And, getting some play in today’s press:
Earth Warming Faster Than Expected
Before quoting some of the text, let me say right now that I don’t like that headline. Onward:
By 2050, global average temperature could be between 1.4C and 3C warmer than it was just a couple of decades ago, according to a new study that seeks to address the largest sources of uncertainty in current climate models. That’s substantially higher than estimates produced by other climate analyses, suggesting that Earth’s climate could warm much more quickly than previously thought.

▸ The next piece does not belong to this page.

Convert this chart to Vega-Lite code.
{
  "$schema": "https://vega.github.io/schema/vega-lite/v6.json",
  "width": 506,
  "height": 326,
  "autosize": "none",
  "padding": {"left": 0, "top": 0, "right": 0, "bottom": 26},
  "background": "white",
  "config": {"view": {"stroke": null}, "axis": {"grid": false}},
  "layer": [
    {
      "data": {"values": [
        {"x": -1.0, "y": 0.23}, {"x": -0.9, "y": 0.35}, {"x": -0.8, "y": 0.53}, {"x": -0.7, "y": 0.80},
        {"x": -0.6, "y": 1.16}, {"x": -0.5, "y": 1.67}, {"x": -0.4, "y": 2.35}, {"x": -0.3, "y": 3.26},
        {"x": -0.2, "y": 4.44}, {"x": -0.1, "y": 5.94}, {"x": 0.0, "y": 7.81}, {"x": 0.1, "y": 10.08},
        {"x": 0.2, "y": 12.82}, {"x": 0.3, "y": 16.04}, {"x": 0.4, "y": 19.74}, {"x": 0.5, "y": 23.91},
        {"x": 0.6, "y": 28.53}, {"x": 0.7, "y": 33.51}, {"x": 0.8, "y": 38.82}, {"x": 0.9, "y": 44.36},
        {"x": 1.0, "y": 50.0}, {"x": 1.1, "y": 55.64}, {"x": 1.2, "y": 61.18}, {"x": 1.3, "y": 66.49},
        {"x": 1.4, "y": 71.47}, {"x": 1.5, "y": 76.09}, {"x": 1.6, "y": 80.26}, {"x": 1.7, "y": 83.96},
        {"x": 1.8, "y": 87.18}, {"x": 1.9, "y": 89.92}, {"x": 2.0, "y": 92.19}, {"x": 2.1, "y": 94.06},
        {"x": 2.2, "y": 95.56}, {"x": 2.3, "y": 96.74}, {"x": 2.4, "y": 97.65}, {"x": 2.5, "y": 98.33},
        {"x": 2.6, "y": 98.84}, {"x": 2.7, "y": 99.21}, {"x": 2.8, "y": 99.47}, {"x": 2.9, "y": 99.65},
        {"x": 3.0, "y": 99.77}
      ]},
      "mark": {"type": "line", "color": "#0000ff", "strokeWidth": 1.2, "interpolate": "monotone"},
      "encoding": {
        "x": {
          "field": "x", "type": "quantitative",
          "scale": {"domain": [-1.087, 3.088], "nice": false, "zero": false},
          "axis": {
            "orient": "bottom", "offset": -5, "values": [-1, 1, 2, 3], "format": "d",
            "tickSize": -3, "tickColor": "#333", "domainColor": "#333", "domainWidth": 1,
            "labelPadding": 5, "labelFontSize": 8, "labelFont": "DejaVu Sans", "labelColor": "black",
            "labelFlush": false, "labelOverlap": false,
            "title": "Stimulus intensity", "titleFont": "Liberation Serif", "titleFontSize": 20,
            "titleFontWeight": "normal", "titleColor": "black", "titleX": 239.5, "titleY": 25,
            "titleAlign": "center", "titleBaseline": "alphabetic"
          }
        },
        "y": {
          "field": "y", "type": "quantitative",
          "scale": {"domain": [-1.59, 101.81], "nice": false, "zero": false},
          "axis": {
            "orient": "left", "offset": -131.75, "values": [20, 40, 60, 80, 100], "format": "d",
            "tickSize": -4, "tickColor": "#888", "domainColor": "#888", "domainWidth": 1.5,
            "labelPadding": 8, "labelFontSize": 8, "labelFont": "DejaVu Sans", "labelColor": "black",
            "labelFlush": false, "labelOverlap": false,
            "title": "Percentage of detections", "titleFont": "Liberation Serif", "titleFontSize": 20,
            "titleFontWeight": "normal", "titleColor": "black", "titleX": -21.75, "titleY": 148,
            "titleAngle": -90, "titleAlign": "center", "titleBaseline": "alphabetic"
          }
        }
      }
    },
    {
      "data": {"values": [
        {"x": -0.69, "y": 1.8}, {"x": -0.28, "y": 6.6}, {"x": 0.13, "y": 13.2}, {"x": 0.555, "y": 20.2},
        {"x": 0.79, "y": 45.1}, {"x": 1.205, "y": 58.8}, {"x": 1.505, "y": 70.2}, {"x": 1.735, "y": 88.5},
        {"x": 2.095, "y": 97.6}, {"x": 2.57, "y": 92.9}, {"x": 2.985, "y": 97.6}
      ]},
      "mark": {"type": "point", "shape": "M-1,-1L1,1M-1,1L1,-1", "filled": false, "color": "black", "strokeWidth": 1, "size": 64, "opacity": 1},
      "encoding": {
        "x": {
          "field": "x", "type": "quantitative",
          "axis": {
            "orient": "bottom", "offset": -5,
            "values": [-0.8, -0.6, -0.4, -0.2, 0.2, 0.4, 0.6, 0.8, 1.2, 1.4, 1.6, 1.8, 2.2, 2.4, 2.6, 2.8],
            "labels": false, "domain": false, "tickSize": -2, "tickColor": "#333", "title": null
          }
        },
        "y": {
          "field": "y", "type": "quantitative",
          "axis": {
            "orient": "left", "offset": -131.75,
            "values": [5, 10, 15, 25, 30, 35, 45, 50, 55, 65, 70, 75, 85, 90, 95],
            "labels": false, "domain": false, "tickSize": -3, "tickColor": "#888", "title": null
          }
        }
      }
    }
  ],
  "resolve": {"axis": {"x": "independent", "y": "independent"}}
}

Many factors affect global and regional climate, including planet-warming “greenhouse” gases, solar activity, light-scattering atmospheric pollutants, and heat transfer among the land, sea, and air, to name just a few. There are so many influences to consider that it makes determining the effect of any one factor—despite years and sometimes decades of measurements—difficult.
[…]
The higher end of the team’s range of likely warming scenarios is between 0.5C and 0.75C warmer than the scenarios published in the last report of the Intergovernmental Panel on Climate Change, Rowlands says. “These sorts of numbers haven’t been seen in other complex climate models.”
[…]
The actual paper:
Broad range of 2050 warming from an observationally constrained large climate model ensemble
One published comment:
Climate science: Constraints on the high end
The BBC’s take:
Temperatures could rise by 3C by 2050, models suggest
Some thoughts:
This is the type of work that can be greatly misunderstood and misrepresented.
Even the title of the Science article entry (not the actual scientific paper) is misleading. The BBC article title puts a lot of onus upon the reader understanding the word “could”.
The model results’ midpoint for the temperature rise by 2050 isn’t so different from previous estimates. It’s just that the distribution (of thousands of runs changing small parameters) of projections ranges more on the high side than some of the previous.